Character: Aron Ralston
Movie: 127 Hours
Year: 2011
Before: Unlike Dev Patel, Ewan McGregor and Cillian Murphy, Danny Boyle hardly plucked James Franco from obscurity. With Seth Rogen and Jason Segel, he cut his teeth on Freaks And Geeks, later reuniting with Rogen for smoked-out actioner Pineapple Express. Multiplex goers knew him as Spider-Man’s Harry Osborn; indie lovers as Milk’s gay-rights supporter Scott Smith.
The Boyle Movie: Despite rumours that an old Boyle hand – Cillian Murphy – or possibly a new one – Ryan Gosling – would end up as 127 Hour’s boulder holder, Boyle settled on Franco, recognising an easy charisma that would carry audiences through an action movie with virtually no action. As with many Boyle characters, Aron Ralston is a flawed protagonist, not always sympathetic but never less than compelling. Franco communicates his flighty, thrillseeking whims, brute determination and humour with great skills: he’s a selfish bastard, but a selfish bastard you wouldn’t mind having a beer with.

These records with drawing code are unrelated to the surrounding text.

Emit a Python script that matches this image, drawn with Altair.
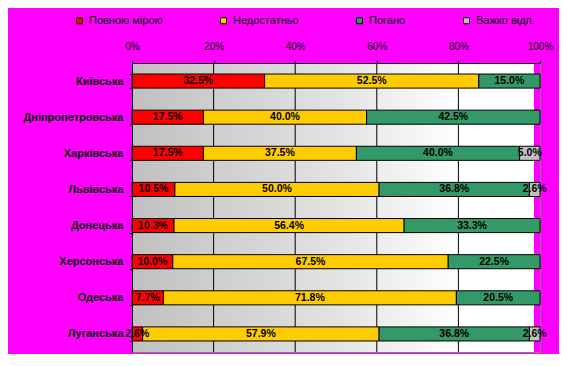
import altair as alt
import pandas as pd

regions = ["Київська", "Дніпропетровська", "Харківська", "Львівська",
           "Донецька", "Херсонська", "Одеська", "Луганська"]
series = ["Повною мірою", "Недостатньо", "Погано", "Важко відп."]
full = [32.5, 17.5, 17.5, 10.5, 10.3, 10.0, 7.7, 2.6]
insufficient = [52.5, 40.0, 37.5, 50.0, 56.4, 67.5, 71.8, 57.9]
bad = [15.0, 42.5, 40.0, 36.8, 33.3, 22.5, 20.5, 36.8]
hard = [0.0, 0.0, 5.0, 2.6, 0.0, 0.0, 0.0, 2.6]
colors = ["#FF0000", "#FFCC00", "#339966", "#C0C0C0"]
x_ticks = [0, 0.2, 0.4, 0.6, 0.8, 1.0]
grid_vals = [0.2, 0.4, 0.6, 0.8]

rows = []
for i, r in enumerate(regions):
    vals = [full[i], insufficient[i], bad[i], hard[i]]
    total = sum(vals)
    acc = 0.0
    for s, v in zip(series, vals):
        if v > 0:
            rows.append(dict(region=r, series=s, start=acc / total,
                             end=(acc + v) / total, mid=(acc + v / 2) / total,
                             label=f"{v:.1f}%"))
        acc += v
df = pd.DataFrame(rows)

W, H = 408, 289
FONT = "Liberation Sans"

one = pd.DataFrame({"a": [0]})

bg = alt.Chart(one).mark_rect(
    fill=alt.LinearGradient(
        gradient="linear",
        stops=[alt.GradientStop(color="#c0c0c0", offset=0),
               alt.GradientStop(color="#e2e2e2", offset=0.5),
               alt.GradientStop(color="#ffffff", offset=0.82),
               alt.GradientStop(color="#ffffff", offset=1)],
        x1=0, x2=1, y1=0, y2=0)
).encode(x=alt.value(0), x2=alt.value(W - 6), y=alt.value(0), y2=alt.value(H))

grid = alt.Chart(pd.DataFrame({"v": grid_vals})).mark_rule(
    color="black", strokeWidth=1
).encode(x=alt.X("v:Q"))

y_enc = alt.Y(
    "region:N", sort=regions,
    scale=alt.Scale(paddingInner=0.61, paddingOuter=0.305),
    axis=alt.Axis(title=None, tickBand="extent", domainColor="black",
                  tickColor="black", tickSize=3, labelFont=FONT,
                  labelFontSize=11, labelFontWeight="bold", labelColor="black",
                  labelPadding=6, zindex=1, grid=False))

x_enc = alt.X(
    "start:Q", scale=alt.Scale(domain=[0, 1], nice=False),
    axis=alt.Axis(orient="top", values=x_ticks, format="%", grid=False,
                  tickSize=3, tickColor="black", domainColor="black",
                  labelFont=FONT, labelFontSize=10, labelColor="black",
                  labelBaseline="middle", labelPadding=14, labelFlush=False,
                  zindex=1, title=None))

bars = alt.Chart(df).mark_bar(stroke="black", strokeWidth=1).encode(
    y=y_enc, x=x_enc, x2="end:Q",
    color=alt.Color("series:N",
                    scale=alt.Scale(domain=series, range=colors),
                    legend=alt.Legend(title=None, orient="none",
                                      legendX=-58, legendY=-48,
                                      direction="horizontal",
                                      symbolType="square", symbolSize=36,
                                      symbolStrokeColor="black",
                                      symbolStrokeWidth=1,
                                      labelFont=FONT, labelFontSize=11,
                                      labelColor="black", labelOffset=4,
                                      columnPadding=55)))

text = alt.Chart(df).mark_text(
    font=FONT, fontSize=10.5, fontWeight="bold", color="black",
    baseline="middle"
).encode(y=alt.Y("region:N", sort=regions), x=alt.X("mid:Q"), text="label:N")

chart = alt.layer(bg, grid, bars, text).properties(
    width=W, height=H,
    padding={"left": 124, "top": 55, "right": 19, "bottom": 2},
    autosize=alt.AutoSizeParams(type="none"),
    background="#FF00FF",
).configure_view(stroke="#808080", strokeWidth=1)

chart.save("out.html", embed_options={"renderer": "svg", "actions": False})
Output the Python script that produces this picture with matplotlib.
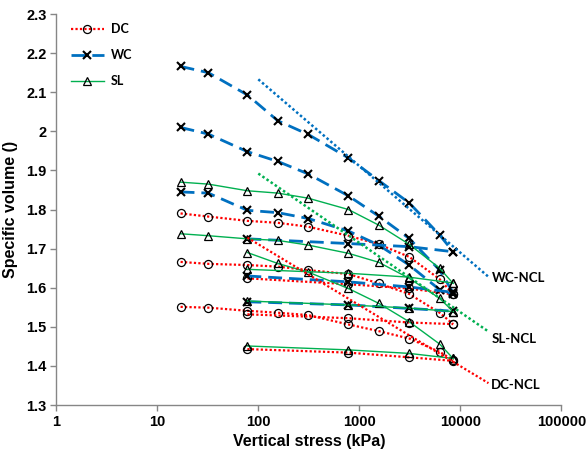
import matplotlib
matplotlib.use("Agg")
import matplotlib.pyplot as plt
from matplotlib.ticker import FixedLocator, FuncFormatter, NullLocator

# load steps (kPa)
stress_full = [17, 32, 78, 156, 312, 780, 1560, 3120, 6240, 8500]
stress_from78 = [78, 156, 312, 780, 1560, 3120, 6240, 8500]
stress_short = [78, 780, 3120, 8500]

# DC - specific volume
dc_1 = [1.790, 1.782, 1.771, 1.766, 1.756, 1.733, 1.711, 1.679, 1.622, 1.583]
dc_2 = [1.666, 1.661, 1.658, 1.654, 1.645, 1.635, 1.611, 1.584, 1.536, 1.507]
dc_3 = [1.551, 1.549, 1.541, 1.536, 1.530, 1.506, 1.489, 1.470, 1.436, 1.415]
dc_4 = [1.624, 1.609, 1.598, 1.583]
dc_5 = [1.532, 1.522, 1.511, 1.507]
dc_6 = [1.443, 1.434, 1.422, 1.413]

# WC
wc_1 = [2.166, 2.150, 2.093, 2.027, 1.992, 1.932, 1.874, 1.817, 1.735, 1.692]
wc_2 = [2.010, 1.993, 1.948, 1.923, 1.891, 1.835, 1.783, 1.726, 1.645, 1.587]
wc_3 = [1.845, 1.842, 1.798, 1.792, 1.777, 1.745, 1.709, 1.658, 1.595, 1.583]
wc_4 = [1.725, 1.713, 1.705, 1.692]
wc_5 = [1.630, 1.615, 1.602, 1.588]
wc_6 = [1.564, 1.556, 1.547, 1.540]

# SL
sl_1 = [1.870, 1.865, 1.848, 1.842, 1.829, 1.800, 1.760, 1.711, 1.650, 1.611]
sl_2 = [1.738, 1.733, 1.725, 1.721, 1.709, 1.688, 1.665, 1.624, 1.573, 1.539]
sl_3 = [1.690, 1.662, 1.640, 1.598, 1.560, 1.513, 1.456, 1.419]
sl_4 = [1.647, 1.637, 1.627, 1.612]
sl_5 = [1.566, 1.556, 1.548, 1.539]
sl_6 = [1.451, 1.441, 1.432, 1.419]

# normal compression lines
ncl_stress = [100, 19000]
dc_ncl_stress = [78, 19000]
wc_ncl = [2.133, 1.628]
sl_ncl = [1.892, 1.488]
dc_ncl = [1.728, 1.356]

RED = "#FF0000"
BLUE = "#0070C0"
GREEN = "#00B050"
LABEL_FONT = ["Lato", "DejaVu Sans"]

dc_style = dict(color=RED, lw=1.6, ls=(0, (1, 1)), marker="o", ms=5.8,
                mfc="none", mec="black", mew=0.9)
wc_style = dict(color=BLUE, lw=2.0, ls=(0, (5, 2.5)), marker="x", ms=5.8,
                mec="black", mew=1.5)
sl_style = dict(color=GREEN, lw=1.0, ls="-", marker="^", ms=6.0,
                mfc="none", mec="black", mew=0.9)

fig = plt.figure(figsize=(5.87, 4.54), dpi=100)
ax = fig.add_axes([0.0959, 0.1079, 0.8603, 0.8612])

dc_sets = [(stress_full, dc_1), (stress_full, dc_2), (stress_full, dc_3),
           (stress_short, dc_4), (stress_short, dc_5), (stress_short, dc_6)]
wc_sets = [(stress_full, wc_1), (stress_full, wc_2), (stress_full, wc_3),
           (stress_short, wc_4), (stress_short, wc_5), (stress_short, wc_6)]
sl_sets = [(stress_full, sl_1), (stress_full, sl_2), (stress_from78, sl_3),
           (stress_short, sl_4), (stress_short, sl_5), (stress_short, sl_6)]

for i, (x, y) in enumerate(dc_sets):
    ax.plot(x, y, label="DC" if i == 0 else None, **dc_style)
for i, (x, y) in enumerate(wc_sets):
    ax.plot(x, y, label="WC" if i == 0 else None, **wc_style)
for i, (x, y) in enumerate(sl_sets):
    ax.plot(x, y, label="SL" if i == 0 else None, **sl_style)

ax.plot(ncl_stress, wc_ncl, color=BLUE, lw=1.8, ls=(0, (1, 1)))
ax.plot(ncl_stress, sl_ncl, color=GREEN, lw=1.8, ls=(0, (1, 1)))
ax.plot(dc_ncl_stress, dc_ncl, color=RED, lw=1.6, ls=(0, (1, 1)))

ax.text(20500, 1.625, "WC-NCL", family=LABEL_FONT, weight="bold",
        fontsize=9.5, va="center", ha="left")
ax.text(20500, 1.469, "SL-NCL", family=LABEL_FONT, weight="bold",
        fontsize=9.5, va="center", ha="left")
ax.text(20000, 1.351, "DC-NCL", family=LABEL_FONT, weight="bold",
        fontsize=9.5, va="center", ha="left")

ax.set_xscale("log")
ax.set_xlim(1, 100000)
ax.set_ylim(1.3, 2.3)
ax.xaxis.set_major_locator(FixedLocator([1, 10, 100, 1000, 10000, 100000]))
ax.xaxis.set_minor_locator(NullLocator())
ax.xaxis.set_major_formatter(FuncFormatter(lambda v, p: f"{v:.0f}"))
ax.yaxis.set_major_locator(FixedLocator([1.3 + 0.1 * k for k in range(11)]))
ax.yaxis.set_major_formatter(FuncFormatter(lambda v, p: f"{v:g}"))

for side in ["top", "right"]:
    ax.spines[side].set_visible(False)
for side in ["left", "bottom"]:
    ax.spines[side].set_color("#868686")
    ax.spines[side].set_linewidth(1.0)
ax.tick_params(axis="both", direction="out", length=4, width=1.0,
               color="#868686", pad=3)
for lbl in ax.get_xticklabels() + ax.get_yticklabels():
    lbl.set_family("Liberation Sans")
    lbl.set_weight("bold")
    lbl.set_fontsize(10.5)

ax.set_xlabel("Vertical stress (kPa)", family="Liberation Sans",
              weight="bold", fontsize=11.5, labelpad=4)
ax.set_ylabel("Specific volume ()", family="Liberation Sans",
              weight="bold", fontsize=11.5, labelpad=6)

ax.legend(loc="upper left", bbox_to_anchor=(0.117, 0.955),
          bbox_transform=fig.transFigure, frameon=False,
          prop=dict(family=LABEL_FONT, weight="bold", size=9),
          handlelength=2.6, handletextpad=0.6, labelspacing=1.12,
          borderpad=0.2, borderaxespad=0)

fig.savefig("out.png", dpi=100)
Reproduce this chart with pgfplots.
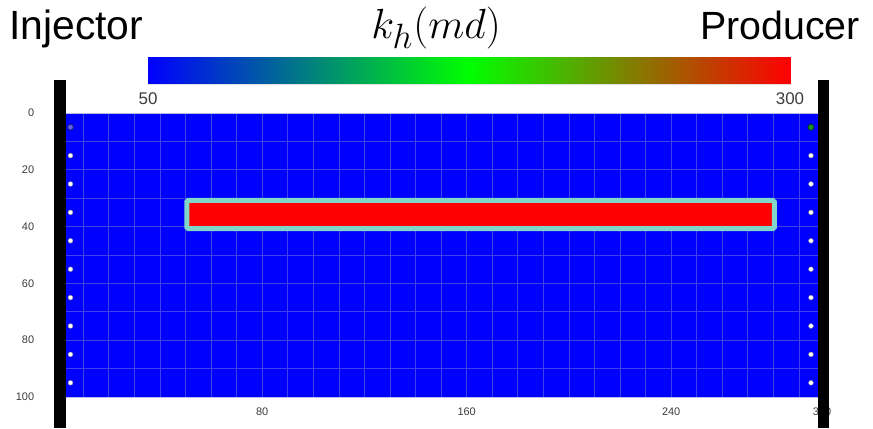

After: While Franco was undeniably on the up-and-up anyway – with Howl, Your Highness and Rise Of The Apes also out in 2011, a novel to publish and the small matter of the Oscars to present, expect his chiselled features to be just about everywhere this year – the Boyle boost, and a likely Oscar nod, will hardly hurt his chances of landing lead roles – if he wants them. And it’s a big ‘if’. He’s steered well clear of mainstream fodder to this point and, with William Faulkner’s As I Lay Dying giving him another shot at directing and a possible adaptation of Cormac McCarthy’s Blood Meredian in the works, he may just stick with literary-minded indies. If he doesn’t work with Boyle again, though, we’ll saw our arm off.